My partner Zander  is a very talented artist and as he drew the storyboard, so it was very clear to see what shots we had to do. His perspective of the shots he’d drawn made production a lot quicker as we knew exactly what we wanted, where we wanted it and how we wanted it to look for each shot.
Throughout our filming, we ended up adapting, adding and attempting to replace shots to what we had originally planned. As during filming some of the shots looked better from a different angle or with a different shot type. I think that sometimes stepping out of the original plan is better than sticking to it shot by shot. We did shoot every shot we planned, but also tried out different ideas to look through and decide which looks better when editing. When filming each shot, we were very cautious to keep the continuity as clearcut and precise as possible, so we made the characters stay in the exact position they were in whilst we switched position to take the next shot. I hope that this is clearly displayed in our final piece as we tried so hard to make it as good as we possibly could.
The only problems we encountered when filming were people walking through the corridor, this slowed down our filming as we had to wait for them to walk past. However, overall, I think our filming was very successfull, and I look forward to editing the shots together!

Preliminary task and anamatic

3 Oct

For our preliminiary task, we were asked to create a short 2 minute continuity piece. It involves filming and editing a character opening a door, crossing a room and sitting down with whom she/he then exchanged a couple of lines of dialogue.”

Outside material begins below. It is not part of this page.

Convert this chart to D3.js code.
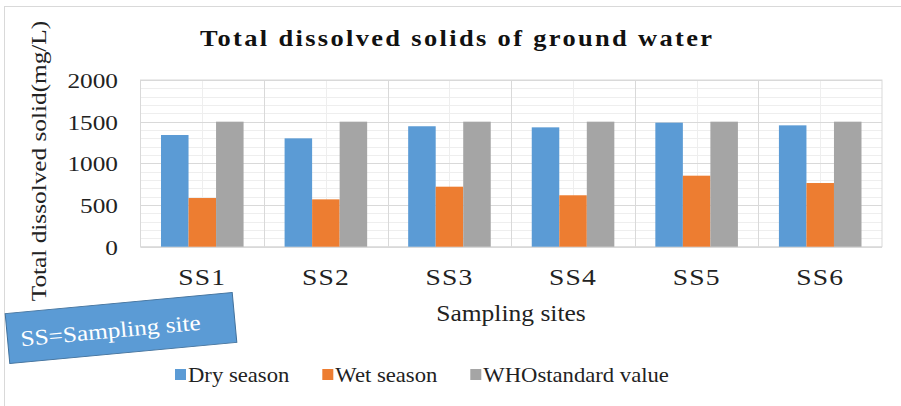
<!DOCTYPE html>
<html>
<head>
<meta charset="utf-8">
<script src="https://cdn.jsdelivr.net/npm/d3@7/dist/d3.min.js"></script>
<style>
  html, body { margin: 0; padding: 0; background: #fff; }
  svg { display: block; }
  text { font-family: "Liberation Serif", "Times New Roman", serif; }
</style>
</head>
<body>
<svg id="chart" width="901" height="406"></svg>
<script>
// ---- data ----
const categories = ["SS1", "SS2", "SS3", "SS4", "SS5", "SS6"];
const seriesNames = ["Dry season", "Wet season", "WHOstandard value"];
const drySeason = [1340, 1300, 1445, 1432, 1488, 1456];
const wetSeason = [584, 568, 720, 617, 852, 764];
const whoStandard = [1500, 1500, 1500, 1500, 1500, 1500];
const yTicks = [0, 500, 1000, 1500, 2000];
const seriesColors = ["#5b9bd5", "#ed7d31", "#a5a5a5"];

const seriesValues = [drySeason, wetSeason, whoStandard];
const rows = categories.map((c, i) => ({
  cat: c,
  vals: seriesNames.map((s, j) => ({ key: s, value: seriesValues[j][i], color: seriesColors[j] }))
}));

const FONT = "Liberation Serif";
const SX = 1.15; // horizontal stretch of text
const svg = d3.select("#chart");

// outer chart border
svg.append("rect").attr("x", 4.5).attr("y", 6.5).attr("width", 1000).attr("height", 1000)
  .attr("fill", "none").attr("stroke", "#d9d9d9").attr("stroke-width", 1);

const plot = { left: 140.5, right: 882, top: 80, bottom: 246.7 };

const x0 = d3.scaleBand().domain(categories).range([plot.left, plot.right]).padding(0);
const x1 = d3.scaleBand().domain(seriesNames).range([0, x0.bandwidth()])
  .paddingInner(0).paddingOuter(0.745);
const y = d3.scaleLinear().domain([0, 2000]).range([plot.bottom, plot.top]);

// grid
const grid = svg.append("g");
const minorTicks = d3.range(0, 2001, 100).filter(v => v % 500 !== 0);
grid.selectAll("line.hminor").data(minorTicks).enter().append("line")
  .attr("x1", plot.left).attr("x2", plot.right)
  .attr("y1", d => Math.round(y(d)) + 0.5).attr("y2", d => Math.round(y(d)) + 0.5)
  .attr("stroke", "#eeeeee").attr("stroke-width", 1);
grid.selectAll("line.vminor").data(categories).enter().append("line")
  .attr("x1", d => Math.round(x0(d) + x0.bandwidth() / 2) + 0.5)
  .attr("x2", d => Math.round(x0(d) + x0.bandwidth() / 2) + 0.5)
  .attr("y1", plot.top).attr("y2", plot.bottom)
  .attr("stroke", "#eeeeee").attr("stroke-width", 1);
grid.selectAll("line.hmajor").data(yTicks).enter().append("line")
  .attr("x1", plot.left).attr("x2", plot.right)
  .attr("y1", d => Math.round(y(d)) + 0.5).attr("y2", d => Math.round(y(d)) + 0.5)
  .attr("stroke", "#d9d9d9").attr("stroke-width", 1);
grid.selectAll("line.vmajor").data(categories.slice(1)).enter().append("line")
  .attr("x1", d => Math.round(x0(d)) + 0.5).attr("x2", d => Math.round(x0(d)) + 0.5)
  .attr("y1", plot.top).attr("y2", plot.bottom)
  .attr("stroke", "#d9d9d9").attr("stroke-width", 1);
svg.append("rect").attr("x", plot.left).attr("y", plot.top)
  .attr("width", plot.right - plot.left).attr("height", plot.bottom - plot.top)
  .attr("fill", "none").attr("stroke", "#d9d9d9").attr("stroke-width", 1);

// bars
const groups = svg.append("g").selectAll("g").data(rows).enter().append("g")
  .attr("transform", d => `translate(${x0(d.cat)},0)`);
groups.selectAll("rect").data(d => d.vals).enter().append("rect")
  .attr("x", d => x1(d.key))
  .attr("width", x1.bandwidth())
  .attr("y", d => y(d.value))
  .attr("height", d => y(0) - y(d.value))
  .attr("fill", d => d.color);

// y axis
const yAxis = d3.axisLeft(y).tickValues(yTicks).tickFormat(d3.format("d")).tickSize(0).tickPadding(0);
const yg = svg.append("g").attr("transform", "translate(118,0)").call(yAxis);
yg.attr("font-family", FONT);
yg.select(".domain").remove();
yg.selectAll("text").attr("font-family", FONT).attr("font-size", 22)
  .attr("fill", "#222").attr("dy", "0.34em").attr("transform", `scale(${SX},1)`);

// x axis
const xAxis = d3.axisBottom(x0).tickSize(0).tickPadding(0);
const xg = svg.append("g").attr("transform", `translate(0,${plot.bottom})`).call(xAxis);
xg.attr("font-family", FONT);
xg.select(".domain").remove();
xg.selectAll("text").attr("font-family", FONT).attr("font-size", 24)
  .attr("fill", "#222").attr("y", 38).attr("dy", 0).attr("letter-spacing", 1)
  .attr("transform", `scale(${SX},1)`);

// helper for stretched text
function label(txt, x, yy, opts = {}) {
  const g = svg.append("g")
    .attr("transform", `translate(${x},${yy}) rotate(${opts.rotate || 0}) scale(${opts.sx || SX},1)`);
  const t = g.append("text").text(txt)
    .attr("font-family", FONT)
    .attr("font-size", opts.size || 22)
    .attr("font-weight", opts.weight || "normal")
    .attr("fill", opts.fill || "#222")
    .attr("text-anchor", opts.anchor || "middle");
  if (opts.textLength) t.attr("textLength", opts.textLength).attr("lengthAdjust", "spacing");
  return g;
}

// title
label("Total dissolved solids of ground water", 456, 46,
  { size: 23, weight: "bold", fill: "#111", textLength: 512 / SX });

// y axis title
label("Total dissolved solid(mg/L)", 46, 161, { rotate: -90, size: 22 });

// x axis title
label("Sampling sites", 511, 320.5, { size: 23, sx: 1.11 });

// legend
const LSX = 1.03;
const legend = svg.append("g");
let lx = 175;
seriesNames.forEach((name, i) => {
  legend.append("rect").attr("x", lx).attr("y", 369).attr("width", 11).attr("height", 11)
    .attr("fill", seriesColors[i]);
  const g = legend.append("g").attr("transform", `translate(${lx + 13},381.5) scale(${LSX},1)`);
  const t = g.append("text").text(name).attr("font-family", FONT)
    .attr("font-size", 22).attr("fill", "#222");
  const w = t.node().getComputedTextLength() * LSX;
  lx = lx + 13 + w + 33;
});

// annotation box
const note = svg.append("g").attr("transform", "translate(121,328) rotate(-5.3)");
note.append("rect").attr("x", -114).attr("y", -25).attr("width", 228).attr("height", 50)
  .attr("fill", "#5b9bd5").attr("stroke", "#41719c").attr("stroke-width", 1);
note.append("g").attr("transform", `translate(-101,9) scale(${SX},1)`)
  .append("text").text("SS=Sampling site").attr("font-family", FONT)
  .attr("font-size", 22).attr("fill", "#fff");
</script>
</body>
</html>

This task should demonstrate 4 filming rules:

  • Match on actioncutting from one shot to another and carrying it on so it looks like just one shot
  • 180 rulemaking sure that the characters always have the same left/right relationship
  • Shot/reverse shotshowing one character looking off screen at another character, the other character shown looking back
  • The eye line match- a shot which conveys what the character is seeing from their eye level

When we were first given the outline of the preliminary task, I wanted to film someone coming out of a trap door to give it some level of individuality. But problems occured due to when we had to film, and a severe lack of trap doors; my partner and I decided to opt for a simple story line so that the focus would be on the shots and editing, rather than the content of the piece.  The storyline is quite simple, however i find it quite intriguing. We have character 1 walking down a corridor, at a slow pace to build the tension. We use the eye line match shot during his walk down the corridor to show the audience where he is walking to. Character 1 then drops a book onto the floor, this shows match on action as we’ll use two different shots to present him dropping the book. Once character 1 gets to the door, we’ll break the 180 degree rule by panning round the back of him, from right to left, as he opens the door. All of our following shots will then be on the left side of the characters. The suspense is even more tense as when character 1 enters the room. When reviewing our anamatic, we realised we didn’t have a shot/reverse shot. So, we decided to use it as character 1 walks into the room and looks at character 2.
So, this is the end of my first blog post ever!!!